◆ Task statement ◆
Reproduce the records below exactly as they appear, omitting any pictures they contain.

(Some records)
— start —

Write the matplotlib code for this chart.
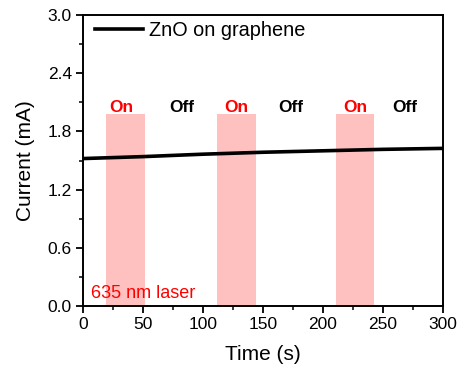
import matplotlib
matplotlib.use("Agg")
import matplotlib.pyplot as plt
from matplotlib.ticker import MultipleLocator, FormatStrFormatter

plt.rcParams['font.family'] = ['Liberation Sans', 'DejaVu Sans']

# Current trace under chopped illumination
time_s = [0, 50, 100, 150, 200, 250, 300]
current_mA = [1.52, 1.54, 1.565, 1.585, 1.60, 1.615, 1.625]

# Laser-on windows (start, end) in seconds and shading height
on_windows = [(19, 51.5), (112, 144.5), (211, 242.5)]
shade_top = 1.98

# State labels
state_x = [32, 82, 128, 173, 227, 268]
state_text = ["On", "Off", "On", "Off", "On", "Off"]
state_y = 2.05

fig = plt.figure(figsize=(4.62, 3.74), dpi=100)
ax = fig.add_axes([83 / 462, 1 - 306 / 374, 360 / 462, 291 / 374])

for a, b in on_windows:
    ax.axvspan(a, b, ymin=0, ymax=shade_top / 3.0, color='#ffc0c0', lw=0, zorder=1)

ax.plot(time_s, current_mA, color='black', lw=2.6, zorder=3, label='ZnO on graphene')

for x, t in zip(state_x, state_text):
    ax.text(x, state_y, t, color='#ff0000' if t == 'On' else 'black', fontweight='bold',
            fontsize=12.5, ha='center', va='center', zorder=4)

ax.text(7, 0.13, '635 nm laser', color='#ff0000', fontsize=13, ha='left', va='center', zorder=4)

ax.set_xlim(0, 300)
ax.set_ylim(0, 3.0)
ax.xaxis.set_major_locator(MultipleLocator(50))
ax.xaxis.set_minor_locator(MultipleLocator(25))
ax.yaxis.set_major_locator(MultipleLocator(0.6))
ax.yaxis.set_minor_locator(MultipleLocator(0.3))
ax.yaxis.set_major_formatter(FormatStrFormatter('%.1f'))
ax.tick_params(which='major', direction='out', length=5, width=1.3, labelsize=12.5, pad=3)
ax.tick_params(which='minor', direction='out', length=3, width=1.1)
for s in ax.spines.values():
    s.set_linewidth(1.4)

ax.set_xlabel('Time (s)', fontsize=15, labelpad=9)
ax.set_ylabel('Current (mA)', fontsize=15, labelpad=9)

leg = ax.legend(loc='upper left', frameon=False, fontsize=14.3, handlelength=2.4,
                borderaxespad=0.0, handletextpad=0.3, borderpad=0.2,
                bbox_to_anchor=(0.022, 0.992))

fig.savefig('out.png', dpi=100)
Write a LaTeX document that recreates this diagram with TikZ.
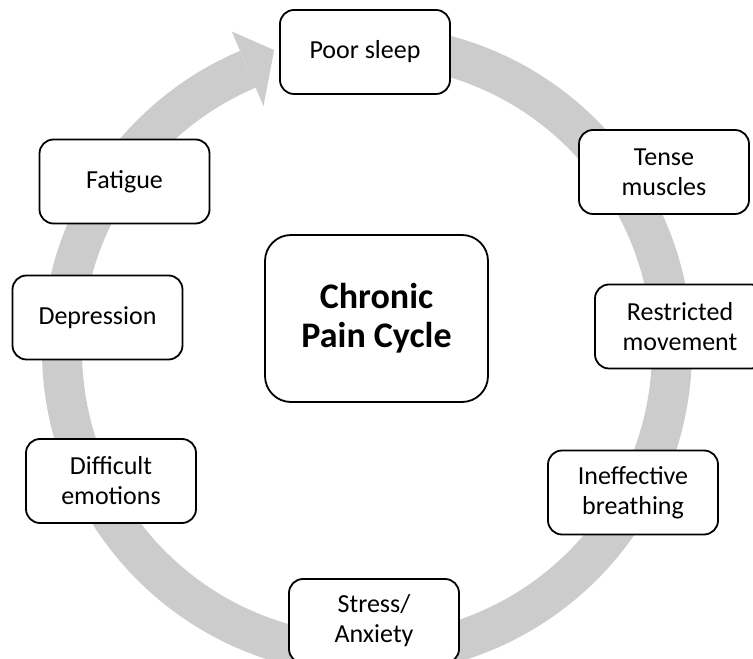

— end —

◆ Output for this exercise ◆
Write the matplotlib code for this chart.
import matplotlib
matplotlib.use("Agg")
import matplotlib.pyplot as plt
from matplotlib.ticker import MultipleLocator, FormatStrFormatter

plt.rcParams['font.family'] = ['Liberation Sans', 'DejaVu Sans']

# Current trace under chopped illumination
time_s = [0, 50, 100, 150, 200, 250, 300]
current_mA = [1.52, 1.54, 1.565, 1.585, 1.60, 1.615, 1.625]

# Laser-on windows (start, end) in seconds and shading height
on_windows = [(19, 51.5), (112, 144.5), (211, 242.5)]
shade_top = 1.98

# State labels
state_x = [32, 82, 128, 173, 227, 268]
state_text = ["On", "Off", "On", "Off", "On", "Off"]
state_y = 2.05

fig = plt.figure(figsize=(4.62, 3.74), dpi=100)
ax = fig.add_axes([83 / 462, 1 - 306 / 374, 360 / 462, 291 / 374])

for a, b in on_windows:
    ax.axvspan(a, b, ymin=0, ymax=shade_top / 3.0, color='#ffc0c0', lw=0, zorder=1)

ax.plot(time_s, current_mA, color='black', lw=2.6, zorder=3, label='ZnO on graphene')

for x, t in zip(state_x, state_text):
    ax.text(x, state_y, t, color='#ff0000' if t == 'On' else 'black', fontweight='bold',
            fontsize=12.5, ha='center', va='center', zorder=4)

ax.text(7, 0.13, '635 nm laser', color='#ff0000', fontsize=13, ha='left', va='center', zorder=4)

ax.set_xlim(0, 300)
ax.set_ylim(0, 3.0)
ax.xaxis.set_major_locator(MultipleLocator(50))
ax.xaxis.set_minor_locator(MultipleLocator(25))
ax.yaxis.set_major_locator(MultipleLocator(0.6))
ax.yaxis.set_minor_locator(MultipleLocator(0.3))
ax.yaxis.set_major_formatter(FormatStrFormatter('%.1f'))
ax.tick_params(which='major', direction='out', length=5, width=1.3, labelsize=12.5, pad=3)
ax.tick_params(which='minor', direction='out', length=3, width=1.1)
for s in ax.spines.values():
    s.set_linewidth(1.4)

ax.set_xlabel('Time (s)', fontsize=15, labelpad=9)
ax.set_ylabel('Current (mA)', fontsize=15, labelpad=9)

leg = ax.legend(loc='upper left', frameon=False, fontsize=14.3, handlelength=2.4,
                borderaxespad=0.0, handletextpad=0.3, borderpad=0.2,
                bbox_to_anchor=(0.022, 0.992))

fig.savefig('out.png', dpi=100)
Write a LaTeX document that recreates this diagram with TikZ.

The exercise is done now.